§ Given request: Exclude the pictures and reproduce the remaining data exactly as written.

◆ ◆ ◆ ◆ ◆

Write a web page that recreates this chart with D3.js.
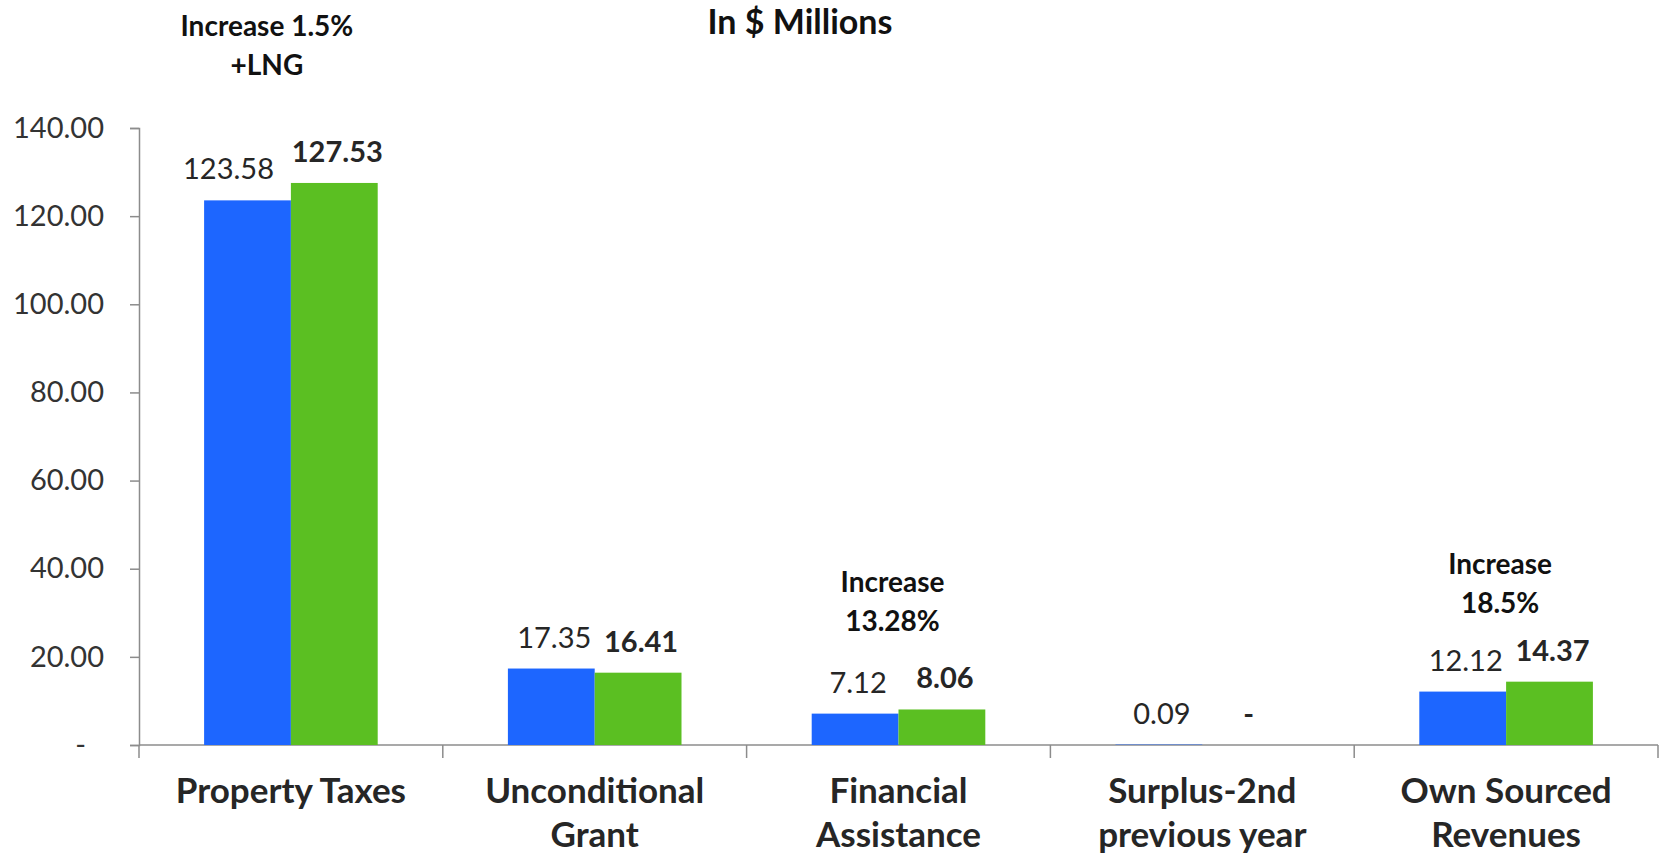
<!DOCTYPE html>
<html>
<head>
<meta charset="utf-8">
<script src="https://cdn.jsdelivr.net/npm/d3@7"></script>
<style>
  body { margin: 0; background: #fff; }
  text { font-family: Lato, "Open Sans", sans-serif; }
</style>
</head>
<body>
<div id="container"></div>
<script>
const categories = [["Property Taxes"], ["Unconditional", "Grant"], ["Financial", "Assistance"], ["Surplus-2nd", "previous year"], ["Own Sourced", "Revenues"]]
const prevYear = [123.58, 17.35, 7.12, 0.09, 12.12]
const thisYear = [127.53, 16.41, 8.06, 0, 14.37]
const yTicks = [0, 20, 40, 60, 80, 100, 120, 140]
const notes = [
  {cat: 0, lines: ["Increase 1.5%", "+LNG"]},
  {cat: 2, lines: ["Increase", "13.28%"]},
  {cat: 4, lines: ["Increase", "18.5%"]}
]

const width = 1659, height = 854
const margin = {top: 128, right: 1, bottom: 109, left: 139}
const blue = "#1d66ff", green = "#5bbf22"

const svg = d3.select("#container").append("svg")
  .attr("width", width)
  .attr("height", height)

const x = d3.scaleBand()
  .domain(d3.range(categories.length))
  .range([margin.left, width - margin.right])

const inner = d3.scaleBand()
  .domain([0, 1])
  .range([0, x.bandwidth()])
  .paddingInner(0)
  .paddingOuter(0.75)

const y = d3.scaleLinear()
  .domain([0, 140])
  .range([height - margin.bottom, margin.top])

// y axis
const yAxis = svg.append("g")
  .attr("transform", `translate(${margin.left},0)`)
  .call(d3.axisLeft(y).tickValues(yTicks).tickSize(9).tickPadding(26)
    .tickFormat(d => d === 0 ? "-" : d3.format(".2f")(d)))
yAxis.select(".domain").attr("stroke", "#8c8c8c").attr("stroke-width", 1.5)
yAxis.selectAll(".tick line").attr("stroke", "#8c8c8c").attr("stroke-width", 1.5)
yAxis.selectAll(".tick text").attr("font-size", 29).attr("fill", "#333")
  .style("font-family", "Lato, sans-serif")
  .attr("x", d => d === 0 ? -53 : -35)

// x axis line + ticks at category boundaries
const base = y(0)
svg.append("line")
  .attr("x1", margin.left).attr("x2", width - margin.right)
  .attr("y1", base).attr("y2", base)
  .attr("stroke", "#8c8c8c").attr("stroke-width", 1.5)
svg.append("g").selectAll("line")
  .data(d3.range(categories.length + 1))
  .enter().append("line")
  .attr("x1", i => i < categories.length ? x(i) : x(i - 1) + x.bandwidth())
  .attr("x2", i => i < categories.length ? x(i) : x(i - 1) + x.bandwidth())
  .attr("y1", base).attr("y2", base + 13)
  .attr("stroke", "#8c8c8c").attr("stroke-width", 1.5)

// bars
const series = [
  {vals: prevYear, color: blue, weight: "normal", fmt: v => d3.format(".2f")(v)},
  {vals: thisYear, color: green, weight: "bold", fmt: v => v === 0 ? "-" : d3.format(".2f")(v)}
]

series.forEach((s, si) => {
  const g = svg.append("g")
  g.selectAll("rect")
    .data(s.vals)
    .enter().append("rect")
    .attr("x", (d, i) => x(i) + inner(si))
    .attr("y", d => y(d))
    .attr("width", inner.bandwidth())
    .attr("height", d => base - y(d))
    .attr("fill", s.color)
  g.selectAll("text")
    .data(s.vals)
    .enter().append("text")
    .attr("x", (d, i) => x(i) + inner(si) + inner.bandwidth() / 2 + 3 - (i === 0 && si === 0 ? 22 : 0))
    .attr("y", d => y(d) - 21)
    .attr("text-anchor", "middle")
    .attr("font-size", 29)
    .attr("font-weight", s.weight)
    .attr("fill", "#262626")
    .text(d => s.fmt(d))
})

// category labels
const cl = svg.append("g").selectAll("text")
  .data(categories)
  .enter().append("text")
  .attr("x", (d, i) => x(i) + x.bandwidth() / 2)
  .attr("y", base + 58)
  .attr("text-anchor", "middle")
  .attr("font-size", 35)
  .attr("font-weight", "bold")
  .attr("fill", "#262626")
cl.selectAll("tspan")
  .data(d => d)
  .enter().append("tspan")
  .attr("x", function () { return d3.select(this.parentNode).attr("x") })
  .attr("dy", (d, i) => i === 0 ? 0 : 44)
  .text(d => d)

// title
svg.append("text")
  .attr("x", 800).attr("y", 34)
  .attr("text-anchor", "middle")
  .attr("font-size", 34)
  .attr("font-weight", "bold")
  .attr("fill", "#111")
  .text("In $ Millions")

// annotations above groups
const noteLift = [108, 78, 69]
notes.forEach((n, k) => {
  const top = y(Math.max(prevYear[n.cat], thisYear[n.cat]))
  const t = svg.append("text")
    .attr("x", x(n.cat) + x.bandwidth() / 2 - (k === 0 ? 24 : 6))
    .attr("y", top - noteLift[k] - 39)
    .attr("text-anchor", "middle")
    .attr("font-size", 28)
    .attr("font-weight", "bold")
    .attr("fill", "#111")
  n.lines.forEach((line, li) => {
    t.append("tspan")
      .attr("x", t.attr("x"))
      .attr("dy", li === 0 ? 0 : 39)
      .text(line)
  })
})
</script>
</body>
</html>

◆ ◆ ◆ ◆ ◆

§ Result:
Write a web page that recreates this chart with D3.js.
<!DOCTYPE html>
<html>
<head>
<meta charset="utf-8">
<script src="https://cdn.jsdelivr.net/npm/d3@7"></script>
<style>
  body { margin: 0; background: #fff; }
  text { font-family: Lato, "Open Sans", sans-serif; }
</style>
</head>
<body>
<div id="container"></div>
<script>
const categories = [["Property Taxes"], ["Unconditional", "Grant"], ["Financial", "Assistance"], ["Surplus-2nd", "previous year"], ["Own Sourced", "Revenues"]]
const prevYear = [123.58, 17.35, 7.12, 0.09, 12.12]
const thisYear = [127.53, 16.41, 8.06, 0, 14.37]
const yTicks = [0, 20, 40, 60, 80, 100, 120, 140]
const notes = [
  {cat: 0, lines: ["Increase 1.5%", "+LNG"]},
  {cat: 2, lines: ["Increase", "13.28%"]},
  {cat: 4, lines: ["Increase", "18.5%"]}
]

const width = 1659, height = 854
const margin = {top: 128, right: 1, bottom: 109, left: 139}
const blue = "#1d66ff", green = "#5bbf22"

const svg = d3.select("#container").append("svg")
  .attr("width", width)
  .attr("height", height)

const x = d3.scaleBand()
  .domain(d3.range(categories.length))
  .range([margin.left, width - margin.right])

const inner = d3.scaleBand()
  .domain([0, 1])
  .range([0, x.bandwidth()])
  .paddingInner(0)
  .paddingOuter(0.75)

const y = d3.scaleLinear()
  .domain([0, 140])
  .range([height - margin.bottom, margin.top])

// y axis
const yAxis = svg.append("g")
  .attr("transform", `translate(${margin.left},0)`)
  .call(d3.axisLeft(y).tickValues(yTicks).tickSize(9).tickPadding(26)
    .tickFormat(d => d === 0 ? "-" : d3.format(".2f")(d)))
yAxis.select(".domain").attr("stroke", "#8c8c8c").attr("stroke-width", 1.5)
yAxis.selectAll(".tick line").attr("stroke", "#8c8c8c").attr("stroke-width", 1.5)
yAxis.selectAll(".tick text").attr("font-size", 29).attr("fill", "#333")
  .style("font-family", "Lato, sans-serif")
  .attr("x", d => d === 0 ? -53 : -35)

// x axis line + ticks at category boundaries
const base = y(0)
svg.append("line")
  .attr("x1", margin.left).attr("x2", width - margin.right)
  .attr("y1", base).attr("y2", base)
  .attr("stroke", "#8c8c8c").attr("stroke-width", 1.5)
svg.append("g").selectAll("line")
  .data(d3.range(categories.length + 1))
  .enter().append("line")
  .attr("x1", i => i < categories.length ? x(i) : x(i - 1) + x.bandwidth())
  .attr("x2", i => i < categories.length ? x(i) : x(i - 1) + x.bandwidth())
  .attr("y1", base).attr("y2", base + 13)
  .attr("stroke", "#8c8c8c").attr("stroke-width", 1.5)

// bars
const series = [
  {vals: prevYear, color: blue, weight: "normal", fmt: v => d3.format(".2f")(v)},
  {vals: thisYear, color: green, weight: "bold", fmt: v => v === 0 ? "-" : d3.format(".2f")(v)}
]

series.forEach((s, si) => {
  const g = svg.append("g")
  g.selectAll("rect")
    .data(s.vals)
    .enter().append("rect")
    .attr("x", (d, i) => x(i) + inner(si))
    .attr("y", d => y(d))
    .attr("width", inner.bandwidth())
    .attr("height", d => base - y(d))
    .attr("fill", s.color)
  g.selectAll("text")
    .data(s.vals)
    .enter().append("text")
    .attr("x", (d, i) => x(i) + inner(si) + inner.bandwidth() / 2 + 3 - (i === 0 && si === 0 ? 22 : 0))
    .attr("y", d => y(d) - 21)
    .attr("text-anchor", "middle")
    .attr("font-size", 29)
    .attr("font-weight", s.weight)
    .attr("fill", "#262626")
    .text(d => s.fmt(d))
})

// category labels
const cl = svg.append("g").selectAll("text")
  .data(categories)
  .enter().append("text")
  .attr("x", (d, i) => x(i) + x.bandwidth() / 2)
  .attr("y", base + 58)
  .attr("text-anchor", "middle")
  .attr("font-size", 35)
  .attr("font-weight", "bold")
  .attr("fill", "#262626")
cl.selectAll("tspan")
  .data(d => d)
  .enter().append("tspan")
  .attr("x", function () { return d3.select(this.parentNode).attr("x") })
  .attr("dy", (d, i) => i === 0 ? 0 : 44)
  .text(d => d)

// title
svg.append("text")
  .attr("x", 800).attr("y", 34)
  .attr("text-anchor", "middle")
  .attr("font-size", 34)
  .attr("font-weight", "bold")
  .attr("fill", "#111")
  .text("In $ Millions")

// annotations above groups
const noteLift = [108, 78, 69]
notes.forEach((n, k) => {
  const top = y(Math.max(prevYear[n.cat], thisYear[n.cat]))
  const t = svg.append("text")
    .attr("x", x(n.cat) + x.bandwidth() / 2 - (k === 0 ? 24 : 6))
    .attr("y", top - noteLift[k] - 39)
    .attr("text-anchor", "middle")
    .attr("font-size", 28)
    .attr("font-weight", "bold")
    .attr("fill", "#111")
  n.lines.forEach((line, li) => {
    t.append("tspan")
      .attr("x", t.attr("x"))
      .attr("dy", li === 0 ? 0 : 39)
      .text(line)
  })
})
</script>
</body>
</html>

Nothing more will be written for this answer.